You can spit out all JSON info about a specific TPU using pu list -t that-tpu --format json. Using jq, you can extract basically any possible information you might need (for shell scripts, etc).
For example, before I added pu ssh, I used this tpu-ssh script to SSH into my TPUs: https://github.com/shawwn/scrap/blob/master/tpu-ssh
It's quite lovely to run tpu-ssh 0 instead of gcloud alpha compute tpus tpu-vm ssh tpu-v2-8-usc1f-0 --zone us-central1-f.
The pu ssh command exists now, but this script serves as a nice demo of using pu to grab some info about your TPUs.
Errors and Security

If you get permission errors such as "Permission 'tpu.locations.list' denied on 'projects/..., you can fix it in one of the following ways:


Run gcloud auth list and then give the default account a "TPU Admin" role via your IAM dashboard (https://console.cloud.google.com/iam-admin/iam). For example, here's how I set up mine: https://i.imgur.com/TPXNdwG.png


Or run gcloud auth login (and perhaps gcloud auth application-default login), then log in as yourself


Or use a service account key which you've set up as a TPU Admin or TPU Viewer: https://cloud.google.com/iam/docs/creating-managing-service-account-keys


I like option #1, since it lets me control all my TPUs from any of my TPU VMs.

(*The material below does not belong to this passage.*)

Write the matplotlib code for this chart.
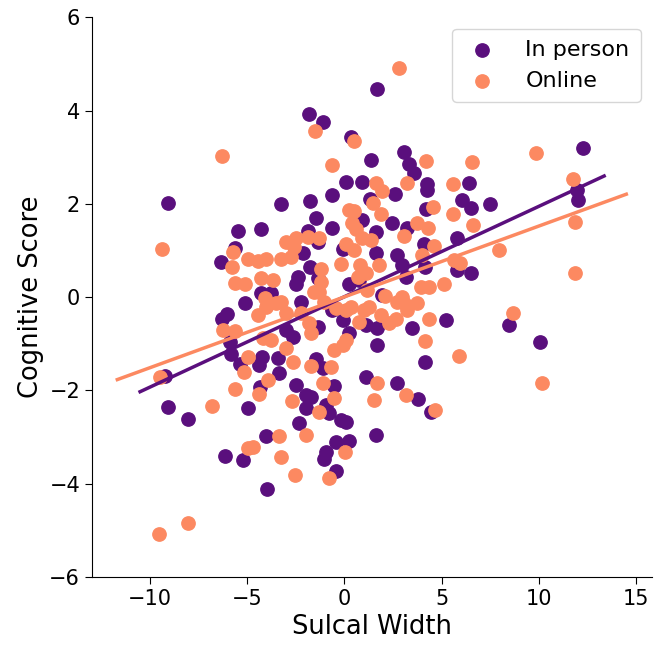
import numpy as np
import matplotlib
matplotlib.use("Agg")
import matplotlib.pyplot as plt

# In person (sulcal width, cognitive score)
inperson_x = [-9.05, -9.22, -9.05, -8.05, -5.49, -4.27, -5.60, -6.36, -4.28, -3.77,
              -5.13, -6.28, -6.03, -5.87, -5.81, -5.38, -4.21, -4.36, -3.41, -3.36,
              -4.33, -4.95, -4.00, -6.11, -5.21, -3.95, -3.26, -1.81, -1.07, 0.33,
              1.36, 0.08, 0.91, -0.61, -1.75, 1.30, -1.46, 0.93, -0.61, -1.89,
              -1.34, -2.14, -0.09, 1.64, -1.75, -2.40, -2.49, -1.37, 0.25, 0.76,
              -2.23, -0.61, -0.09, 1.10, 1.67, -1.37, -3.00, -2.66, 0.25, 1.67,
              -1.46, -1.12, 1.10, -2.49, -0.52, -1.97, -1.72, -1.97, -0.95, -0.78,
              -0.18, 0.08, -2.32, 1.64, -0.44, 0.25, -0.95, -1.03, -0.44, 1.67,
              3.05, 3.35, 3.56, 4.27, 4.27, 6.40, 2.59, 6.04, 6.54, 4.18,
              2.47, 3.24, 1.62, 5.82, 4.09, 2.73, 5.82, 6.49, 2.98, 4.14,
              3.15, 1.96, 3.50, 5.21, 4.14, 2.73, 3.79, 4.44, 7.51, 12.25,
              11.96, 12.04, 8.45, 10.04]
inperson_y = [2.02, -1.70, -2.36, -2.62, 1.41, 1.47, 1.06, 0.75, 0.08, 0.09,
              -0.12, -0.46, -0.36, -0.96, -1.22, -1.44, -1.28, -1.46, -1.30, -1.63,
              -1.92, -2.38, -2.97, -3.41, -3.50, -4.12, 1.99, 3.92, 3.76, 3.43,
              2.94, 2.47, 2.48, 2.19, 2.07, 2.11, 1.69, 1.65, 1.49, 1.42,
              1.18, 0.94, 1.04, 0.94, 0.65, 0.43, 0.29, 0.40, 0.29, 0.36,
              -0.10, -0.28, -0.49, -0.60, -0.66, -0.64, -0.71, -0.85, -0.78, -1.03,
              -1.33, -1.53, -1.71, -1.89, -1.91, -2.10, -2.14, -2.38, -2.31, -2.49,
              -2.64, -2.67, -2.71, -2.96, -3.11, -3.09, -3.32, -3.47, -3.74, 4.46,
              3.11, 2.86, 2.66, 2.42, 2.29, 2.45, 2.22, 2.08, 1.91, 1.88,
              1.58, 1.49, 1.40, 1.26, 1.15, 0.90, 0.58, 0.52, 0.69, 0.64,
              0.43, 0.04, -0.67, -0.49, -1.39, -1.85, -2.18, -2.46, 1.99, 3.20,
              2.29, 2.08, -0.60, -0.97]

# Online (sulcal width, cognitive score)
online_x = [-6.31, -9.39, -9.48, -5.72, -5.77, -4.95, -4.44, -4.03, -5.64, -5.13,
            -4.28, -3.67, -4.09, -4.03, -3.51, -4.44, -6.23, -5.64, -4.18, -3.77,
            -4.95, -5.18, -3.90, -4.36, -5.63, -6.78, -3.38, -4.96, -4.71, -3.28,
            -8.06, -9.53, -1.51, 0.50, -0.64, 1.62, 0.25, 0.50, 1.50, 0.42,
            0.59, -1.89, -1.29, -2.49, -3.00, -2.57, -2.74, -3.26, 0.08, 0.50,
            0.93, 1.36, -0.18, -1.21, -1.21, 0.79, 1.10, 0.68, -1.55, -1.29,
            1.19, -3.26, -1.04, -0.44, 0.08, 0.33, 1.02, 1.27, 0.76, -2.23,
            -3.00, -1.81, -1.72, 0.08, -0.09, -0.52, -3.00, -2.66, -1.72, -0.69,
            -1.12, 1.70, -2.71, -0.52, 1.55, -1.29, -1.97, 0.06, -0.79, -2.51,
            2.81, 4.18, 6.57, 3.24, 5.59, 1.96, 1.87, 4.54, 5.59, 3.75,
            4.32, 3.07, 6.60, 4.61, 4.01, 5.63, 5.97, 1.78, 2.09, 5.12,
            3.92, 4.35, 2.98, 3.07, 2.73, 3.24, 3.75, 1.87, 2.30, 2.64,
            4.35, 4.14, 5.92, 3.15, 4.65, 9.86, 11.75, 11.87, 7.94, 11.87,
            8.66, 10.16]
online_y = [3.03, 1.04, -1.71, 0.97, 0.64, 0.81, 0.77, 0.82, 0.31, 0.29,
            0.42, 0.36, -0.01, -0.21, -0.13, -0.39, -0.71, -0.72, -0.88, -0.92,
            -1.28, -1.60, -1.78, -2.07, -1.97, -2.34, -2.98, -3.24, -3.22, -3.44,
            -4.84, -5.08, 3.57, 3.36, 2.83, 2.44, 1.87, 1.85, 2.03, 1.58,
            1.47, 1.29, 1.26, 1.26, 1.18, 1.08, 0.86, 0.82, 1.15, 1.01,
            1.26, 1.22, 0.71, 0.61, 0.33, 0.69, 0.51, 0.43, 0.11, 0.11,
            0.15, -0.10, -0.10, -0.24, -0.28, -0.21, -0.28, -0.21, -0.53, -0.35,
            -0.35, -0.56, -0.76, -0.92, -1.03, -1.14, -1.10, -1.39, -1.48, -1.49,
            -1.85, -1.85, -2.23, -2.17, -2.20, -2.46, -2.96, -3.32, -3.88, -3.82,
            4.92, 2.93, 2.90, 2.45, 2.42, 2.27, 1.79, 1.93, 1.78, 1.58,
            1.49, 1.31, 1.54, 1.09, 0.90, 0.79, 0.73, 0.69, 0.02, 0.29,
            0.22, 0.22, 0.01, -0.13, -0.10, -0.28, -0.12, -0.39, -0.56, -0.46,
            -0.48, -0.94, -1.26, -2.09, -2.42, 3.10, 2.54, 1.61, 1.02, 0.51,
            -0.35, -1.84]

# Fitted regression lines: slope, intercept, x-range
inperson_fit = (0.194, 0.007)
inperson_line_x = [-10.5, 13.36]
online_fit = (0.152, 0.004)
online_line_x = [-11.67, 14.5]

labels = ["In person", "Online"]
c_in = "#5a0f7d"
c_on = "#fc8961"

fig = plt.figure(figsize=(6.61, 6.48), dpi=100)
ax = fig.add_axes([0.139, 0.110, 0.847, 0.863])

ax.scatter(inperson_x, inperson_y, s=92, color=c_in, label=labels[0], zorder=2)
ax.scatter(online_x, online_y, s=92, color=c_on, label=labels[1], zorder=2)

lx = np.array(inperson_line_x)
ax.plot(lx, inperson_fit[0] * lx + inperson_fit[1], color=c_in, lw=2.5, zorder=3)
lx = np.array(online_line_x)
ax.plot(lx, online_fit[0] * lx + online_fit[1], color=c_on, lw=2.5, zorder=3)

ax.set_ylim(-6, 6)
ax.set_yticks([-6, -4, -2, 0, 2, 4, 6])
ax.set_xticks([-10, -5, 0, 5, 10, 15])
ax.spines["top"].set_visible(False)
ax.spines["right"].set_visible(False)
ax.tick_params(labelsize=15, length=5)
ax.set_xlabel("Sulcal Width", fontsize=18.5)
ax.set_ylabel("Cognitive Score", fontsize=18.5)
ax.legend(loc="upper right", fontsize=16, handletextpad=1.1, borderpad=0.5,
          handlelength=1.7)

fig.savefig("out.png", dpi=100)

But that means anyone with access to any TPU VM can create/delete TPUs in your project. (You could use "TPU Viewer" role instead of "TPU Admin" if you're okay with giving read-only access to all your TPU VMs.)
Here's what a permission error looks like, followed by option #1, at which point the error went away: https://i.imgur.com/XRjKYlZ.png
Option #2 (gcloud auth login) is convenient, but watch out! Anyone who obtains access to that box can run GCP commands as you. Which means they probably have total control over your GCP account.
Option #3 (a custom service account key) is the most secure, but it's a complete pain. On the other hand, you'd be able to give specific VMs "TPU Admin" or "TPU Viewer" roles, which you can't do via any other technique.
Security of tpunicorn itself

This is the current list of dependencies for tpunicorn:
    install_requires=[
        'Click>=7.1.2',
        'six>=1.11.0',
        'ring>=0.7.3',
        'moment>=0.0.10',
        'google-auth>=0.11.0',
        'google-api-python-client>=1.7.11',
        'cachier>=1.5.0',
        'braceexpand>=0.1.7',
    ],

Theoretically any of those projects could inject a backdoor into your TPUs.
And it seems to be a realistic attack vector: https://arstechnica.com/gadgets/2021/03/more-top-tier-companies-targeted-by-new-type-of-potentially-serious-attack/
I plan to address this by reducing the dependency list down to Click (required for CLI) and google-auth / google-api-python-client (required for TPU operations). But for now, that's a TODO.
Shawn's security

Lastly, you're trusting me (https://github.com/shawwn) not to backdoor your TPUs. Anyone who compromises my pypi account (https://pypi.org/user/shawwn/) could ship a new version of tpunicorn with a backdoor.
I wish I had a better answer to this than "Trust me." But, you could glance over the code (https://github.com/shawwn/tpunicorn/blob/master/tpunicorn/program.py) and then do a local install:
git clone https://github.com/shawwn/tpunicorn
cd tpunicorn
pip3 install -e .

At that point, ~/.local/bin/pu will point to your local tpunicorn repository.
Thank You

I appreciate your time! Thanks for helping to test tpunicorn pre-release.